Without getting too spoilery, some of these environmental changes include new twists on “liquid” physics. Think about Spelunky HD, where you might feel compelled to blow a hole into a wall using one of your limited bombs to reach treasure or make progress. That still factors into Spelunky 2, but now, think about volumes of liquid that might be shifted or loosed by a bomb, either intentionally or accidentally. Does that liquid contain items? If you swim through that liquid (a new maneuver in this game), could you reach new places? Might that liquid harm you in one way or another? And if you have a freeze ray handy, can you turn dangerous enemies into floating blocks of ice?

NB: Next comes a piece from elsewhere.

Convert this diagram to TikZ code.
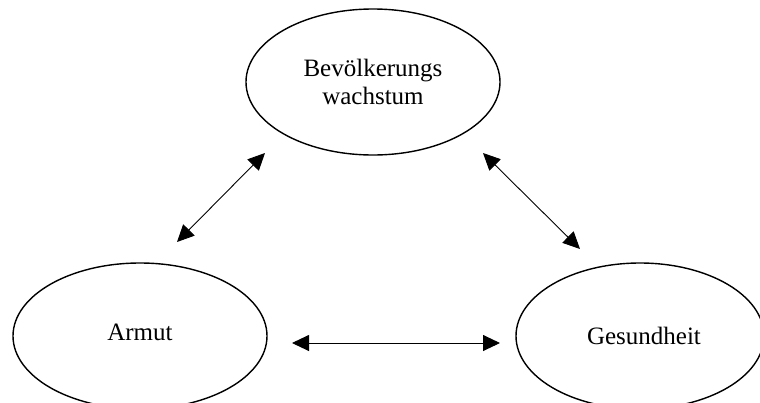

In our early tests, Ars Technica’s Kyle Orland and I had different opinions about these branching paths: which ones are safer, more fruitful, or more interesting. Neither of us dislikes anything in these branching paths. It’s just different enough to foster a compelling disagreement—which, gosh, is absolute juice for a game that lives and dies by procedural generation. A great random-adventure game should not only be fun but foster great watercooler talk among fans: “…and that got the shopkeeper angry, but then he got squashed, so I rushed to get his loot, only to have a horned lizard trap me in a corner!”
Beyond that major change, there’s just more of everything. More store types, including some that let you trade your accumulated wealth for slot-machine bonuses or tickets into mysterious, treasure-filled vaults. More items, including a deadly crossbow that can be reloaded with any arrow you find (particularly the ones that shoot out of traps). And more foes and creatures who remix every level with new, dangerous possibilities to look out for, like pesky moles who crawl into and out of ceilings and floors—and thus turn seemingly innocent tunnels full of treasure into potential death traps.